By 1900, Portugal's currency situation was defined by the
gold standard and the
reis, a unit that had been in use for centuries but was increasingly unstable. The country had officially adopted the gold standard in 1854, pegging the value of the
real (plural:
réis) to gold. However, decades of economic stagnation, high public debt, and chronic budget deficits had severely strained this commitment. The state frequently resorted to printing paper money not fully backed by gold reserves, leading to a de facto system of
paper currency with limited convertibility. This created a significant gap between the official gold parity and the market value of the
reis, which traded at a steep discount internationally.
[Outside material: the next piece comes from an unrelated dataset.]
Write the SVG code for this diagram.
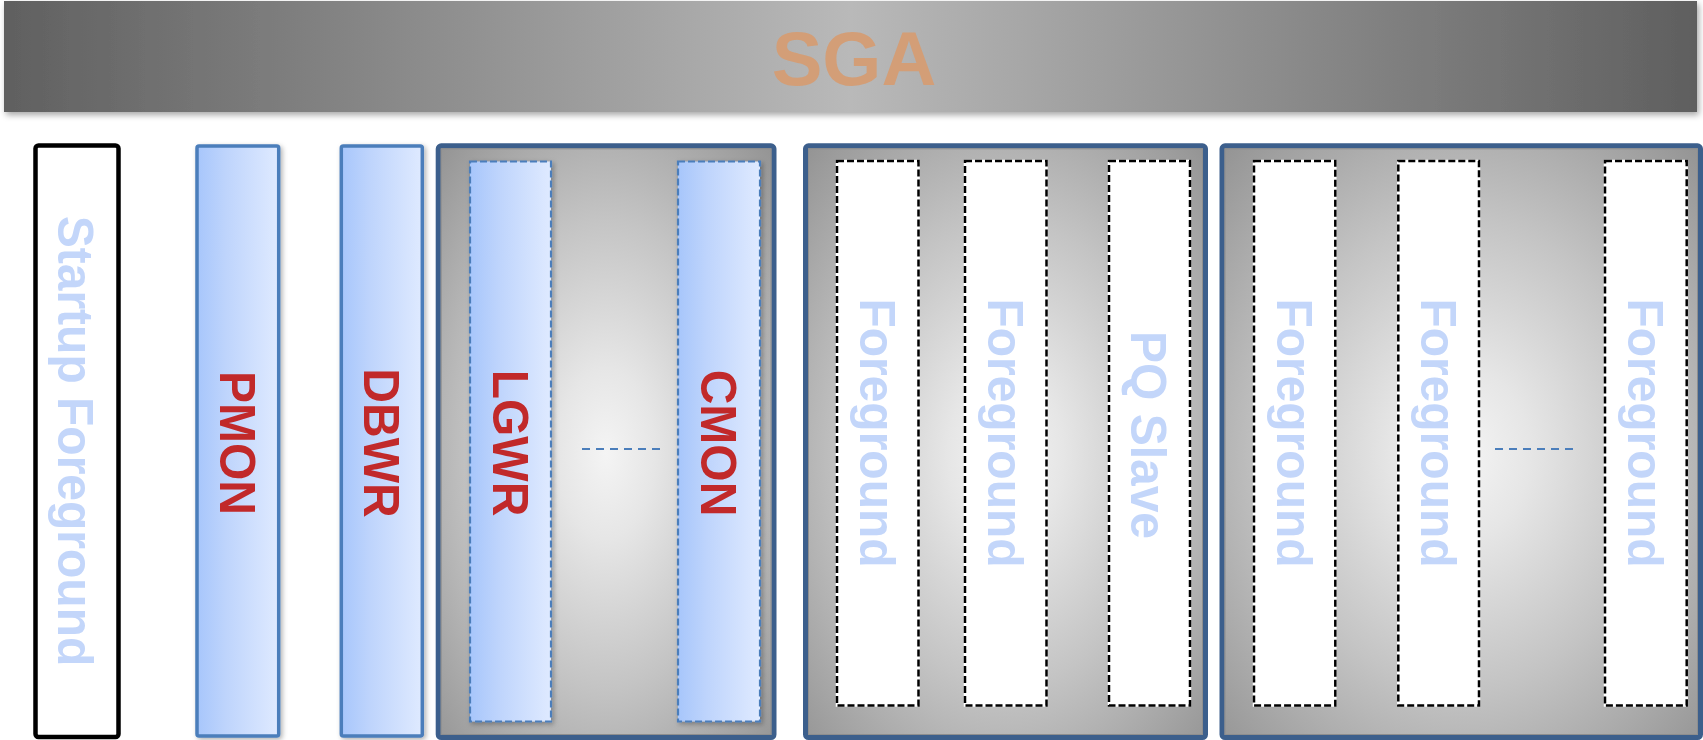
<svg xmlns="http://www.w3.org/2000/svg" width="1703" height="740" viewBox="0 0 1703 740">
<style>
.lbl{font-family:"Liberation Sans",Arial,Helvetica,sans-serif;font-weight:bold;font-size:48px;text-anchor:middle}
.blue{fill:#c3d6fa}
.red{fill:#c1292a}
.solidblue{fill:url(#blueFill);stroke:#4b7ebb;stroke-width:3.5}
.dashblue{fill:url(#blueFill);stroke:#4b7ebb;stroke-width:2.2;stroke-dasharray:7 3}
.dashblack{fill:#ffffff;stroke:#000;stroke-width:2.5;stroke-dasharray:7 3}
.under{fill:none;stroke:#ffffff;stroke-width:2.5}
.grp{fill:url(#grpFill);stroke:#3c5f8c;stroke-width:5}
.grpin{fill:none;stroke:#8e8e8e;stroke-width:1}
.dots{fill:none;stroke:#4b7ebb;stroke-width:2.2;stroke-dasharray:8 6}
</style>
<defs>
<linearGradient id="sgaFill" x1="0" y1="0" x2="1" y2="0">
<stop offset="0" stop-color="#606060"/>
<stop offset="0.5" stop-color="#b9b9b9"/>
<stop offset="1" stop-color="#5f5f5f"/>
</linearGradient>
<linearGradient id="blueFill" x1="0" y1="0" x2="1" y2="0">
<stop offset="0" stop-color="#a7c6fb"/>
<stop offset="0.35" stop-color="#bed4fc"/>
<stop offset="1" stop-color="#dfeaff"/>
</linearGradient>
<radialGradient id="grpFill" cx="0.5" cy="0.52" r="0.72">
<stop offset="0" stop-color="#f4f4f4"/>
<stop offset="0.2" stop-color="#e6e6e6"/>
<stop offset="0.55" stop-color="#c4c4c4"/>
<stop offset="1" stop-color="#939393"/>
</radialGradient>
<filter id="shadow" x="-20%" y="-20%" width="140%" height="140%">
<feDropShadow dx="2" dy="3" stdDeviation="3" flood-color="#000" flood-opacity="0.35"/>
</filter>
<filter id="shadowSm" x="-20%" y="-10%" width="140%" height="120%">
<feDropShadow dx="2" dy="2" stdDeviation="2.5" flood-color="#000" flood-opacity="0.3"/>
</filter>
</defs>

<g id="sga">
<rect x="4" y="1" width="1693" height="111" fill="url(#sgaFill)" filter="url(#shadow)"/>
<text x="854" y="85" font-family="'Liberation Sans',Arial,sans-serif" font-weight="bold" font-size="76" fill="#d39e77" text-anchor="middle">SGA</text>
</g>

<g id="startup">
<rect x="35.5" y="145.5" width="83" height="591.5" rx="3" fill="#fff" stroke="#000" stroke-width="4.5"/>
<text class="lbl blue" transform="translate(58,441) rotate(90) scale(1,1.05)">Startup Foreground</text>
</g>

<g id="pmon">
<rect class="solidblue" x="197" y="146" width="81.7" height="590" rx="2" filter="url(#shadowSm)"/>
<text class="lbl red" transform="translate(220,443) rotate(90) scale(1,1.05)">PMON</text>
</g>

<g id="dbwr">
<rect class="solidblue" x="341.3" y="146" width="81" height="590" rx="2" filter="url(#shadowSm)"/>
<text class="lbl red" transform="translate(364,443) rotate(90) scale(1,1.05)">DBWR</text>
</g>

<g id="group1">
<rect class="grp" x="438.2" y="145.8" width="335.8" height="591.7" rx="3"/>
<rect class="grpin" x="441.2" y="148.8" width="329.8" height="585.7"/>
</g>
<g id="lgwr">
<rect class="dashblue" x="470" y="161.5" width="81" height="560" filter="url(#shadowSm)"/>
<text class="lbl red" transform="translate(492.5,443) rotate(90) scale(1,1.05)">LGWR</text>
</g>
<g id="cmon">
<rect class="dashblue" x="678" y="161.5" width="82" height="560" filter="url(#shadowSm)"/>
<text class="lbl red" transform="translate(701,443) rotate(90) scale(1,1.05)">CMON</text>
</g>

<g id="group2">
<rect class="grp" x="805.5" y="145.8" width="400" height="591.7" rx="3"/>
<rect class="grpin" x="808.5" y="148.8" width="394" height="585.7"/>
</g>
<g id="fg1">
<rect class="under" x="837" y="161" width="81.5" height="544.5"/>
<rect class="dashblack" x="837" y="161" width="81.5" height="544.5"/>
<text class="lbl blue" transform="translate(860,433) rotate(90) scale(1,1.05)">Foreground</text>
</g>
<g id="fg2">
<rect class="under" x="965" y="161" width="81.5" height="544.5"/>
<rect class="dashblack" x="965" y="161" width="81.5" height="544.5"/>
<text class="lbl blue" transform="translate(988,433) rotate(90) scale(1,1.05)">Foreground</text>
</g>
<g id="pqslave">
<rect class="under" x="1109" y="161" width="81" height="544.5"/>
<rect class="dashblack" x="1109" y="161" width="81" height="544.5"/>
<text class="lbl blue" transform="translate(1131,435) rotate(90) scale(1,1.05)">PQ Slave</text>
</g>

<g id="group3">
<rect class="grp" x="1222" y="145.8" width="478.5" height="591.7" rx="3"/>
<rect class="grpin" x="1225" y="148.8" width="472.5" height="585.7"/>
</g>
<g id="fg3">
<rect class="under" x="1254" y="161" width="81.3" height="544.5"/>
<rect class="dashblack" x="1254" y="161" width="81.3" height="544.5"/>
<text class="lbl blue" transform="translate(1277,433) rotate(90) scale(1,1.05)">Foreground</text>
</g>
<g id="fg4">
<rect class="under" x="1398.3" y="161" width="80.7" height="544.5"/>
<rect class="dashblack" x="1398.3" y="161" width="80.7" height="544.5"/>
<text class="lbl blue" transform="translate(1421,433) rotate(90) scale(1,1.05)">Foreground</text>
</g>
<g id="fg5">
<rect class="under" x="1605" y="161" width="81.7" height="544.5"/>
<rect class="dashblack" x="1605" y="161" width="81.7" height="544.5"/>
<text class="lbl blue" transform="translate(1628,433) rotate(90) scale(1,1.05)">Foreground</text>
</g>

<g id="connectors">
<line class="dots" x1="582" y1="449" x2="660" y2="449"/>
<line class="dots" x1="1495" y1="449" x2="1573" y2="449"/>
</g>
</svg>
The period from the 1890s up to 1900 was one of profound monetary crisis. In 1891, a major sovereign debt default and a run on gold reserves forced the suspension of gold convertibility. Consequently, the currency entered a period of sharp depreciation and high inflation, eroding public confidence and international standing. By the turn of the century, the monetary system was fragmented, with a confusing circulation of both depreciated paper notes and older metallic coinage. Large transactions were often reckoned in
mil-réis (1,000
réis) or even
conto de réis (1,000,000
réis), reflecting the low unit value and the inflationary environment.
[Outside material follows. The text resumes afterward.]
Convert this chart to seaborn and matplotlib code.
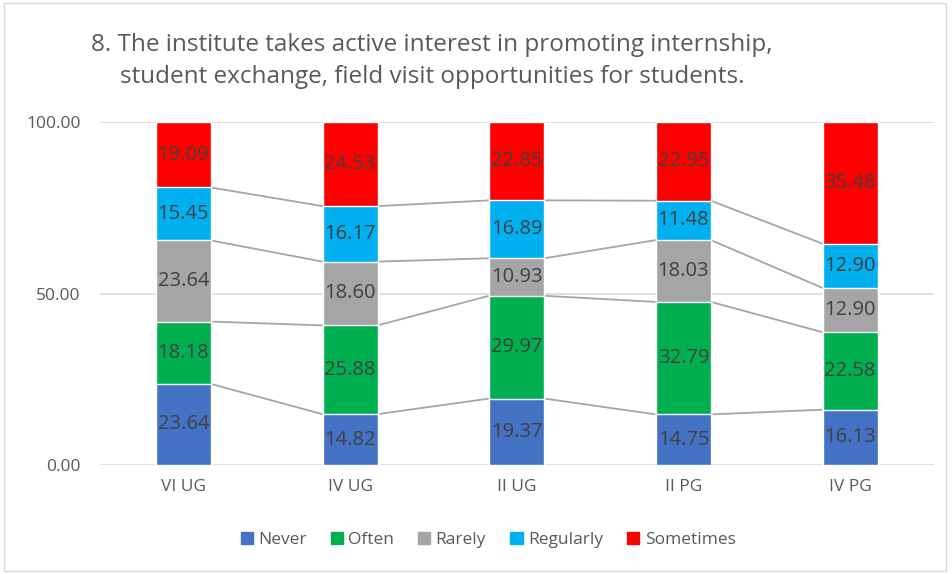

This precarious financial backdrop was a central concern for the Portuguese monarchy and, later, the young republic established in 1910. The persistent weakness of the
reis symbolized broader national economic frailties and hindered trade and investment. The search for monetary stability would ultimately lead to a major reform in 1911, following the republican revolution, which introduced the
escudo, valued at 1,000
réis, in an attempt to reset and strengthen the national currency system. Thus, the year 1900 found Portugal in the latter stages of a failing monetary regime, actively seeking a path toward stabilization.